> **What to do**
Transcribe all of the material exactly, except for its pictures.

-- Begin Source data --

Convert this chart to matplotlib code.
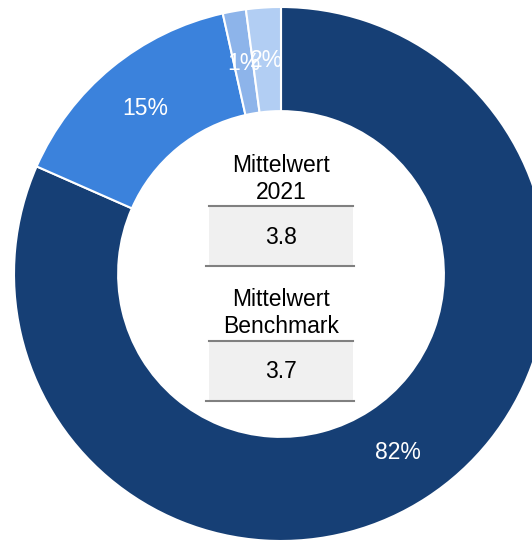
import matplotlib.pyplot as plt
from matplotlib.patches import Rectangle

plt.rcParams['font.family'] = ['Liberation Sans', 'DejaVu Sans']

# share of answers (clockwise from top)
shares = [81.6, 14.9, 1.4, 2.1]
share_labels = ["82%", "15%", "1%", "2%"]
colors = ["#163f75", "#3b82dc", "#8db4ea", "#b2cef3"]

# key figures shown in the hole
kpi_titles = ["Mittelwert\n2021", "Mittelwert\nBenchmark"]
kpi_values = ["3.8", "3.7"]

W, H = 532, 542
cx, cy = 281, 274   # pixel position of the donut centre
R = 267

fig = plt.figure(figsize=(W / 100, H / 100), dpi=100)
ax = fig.add_axes([0, 0, 1, 1])

wedges, texts = ax.pie(shares, radius=R, startangle=90, counterclock=False,
                       colors=colors, labels=share_labels, labeldistance=0.8,
                       wedgeprops=dict(width=R * 0.39, edgecolor="white", linewidth=1.5),
                       textprops=dict(color="white", fontsize=16.5, ha="center", va="center"))

# pie resets the limits, so set them afterwards
ax.set_xlim(-cx, W - cx)
ax.set_ylim(-(H - cy), cy)
ax.set_aspect("equal")
ax.axis("off")


def py(y):
    # convert pixel row to data y
    return cy - y


# boxes: title centre, box top, box bottom, value centre (pixel rows)
layout = [(179, 206, 266, 238), (313, 341, 401, 372)]
for (t_y, top, bot, v_y), title, val in zip(layout, kpi_titles, kpi_values):
    ax.text(0, py(t_y), title, ha="center", va="center", fontsize=16.5,
            color="black", linespacing=1.17)
    ax.add_patch(Rectangle((209 - cx, py(bot)), 144, bot - top,
                           facecolor="#f0f0f0", edgecolor="none"))
    ax.plot([209 - cx, 353 - cx], [py(top), py(top)], color="#808080", lw=1.5)
    ax.plot([206 - cx, 354 - cx], [py(bot), py(bot)], color="#808080", lw=1.5)
    ax.text(0, py(v_y), val, ha="center", va="center", fontsize=16.5, color="black")

fig.savefig("out.png", dpi=100)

-- End Source data --

> **Solution below**
Convert this chart to matplotlib code.
import matplotlib.pyplot as plt
from matplotlib.patches import Rectangle

plt.rcParams['font.family'] = ['Liberation Sans', 'DejaVu Sans']

# share of answers (clockwise from top)
shares = [81.6, 14.9, 1.4, 2.1]
share_labels = ["82%", "15%", "1%", "2%"]
colors = ["#163f75", "#3b82dc", "#8db4ea", "#b2cef3"]

# key figures shown in the hole
kpi_titles = ["Mittelwert\n2021", "Mittelwert\nBenchmark"]
kpi_values = ["3.8", "3.7"]

W, H = 532, 542
cx, cy = 281, 274   # pixel position of the donut centre
R = 267

fig = plt.figure(figsize=(W / 100, H / 100), dpi=100)
ax = fig.add_axes([0, 0, 1, 1])

wedges, texts = ax.pie(shares, radius=R, startangle=90, counterclock=False,
                       colors=colors, labels=share_labels, labeldistance=0.8,
                       wedgeprops=dict(width=R * 0.39, edgecolor="white", linewidth=1.5),
                       textprops=dict(color="white", fontsize=16.5, ha="center", va="center"))

# pie resets the limits, so set them afterwards
ax.set_xlim(-cx, W - cx)
ax.set_ylim(-(H - cy), cy)
ax.set_aspect("equal")
ax.axis("off")


def py(y):
    # convert pixel row to data y
    return cy - y


# boxes: title centre, box top, box bottom, value centre (pixel rows)
layout = [(179, 206, 266, 238), (313, 341, 401, 372)]
for (t_y, top, bot, v_y), title, val in zip(layout, kpi_titles, kpi_values):
    ax.text(0, py(t_y), title, ha="center", va="center", fontsize=16.5,
            color="black", linespacing=1.17)
    ax.add_patch(Rectangle((209 - cx, py(bot)), 144, bot - top,
                           facecolor="#f0f0f0", edgecolor="none"))
    ax.plot([209 - cx, 353 - cx], [py(top), py(top)], color="#808080", lw=1.5)
    ax.plot([206 - cx, 354 - cx], [py(bot), py(bot)], color="#808080", lw=1.5)
    ax.text(0, py(v_y), val, ha="center", va="center", fontsize=16.5, color="black")

fig.savefig("out.png", dpi=100)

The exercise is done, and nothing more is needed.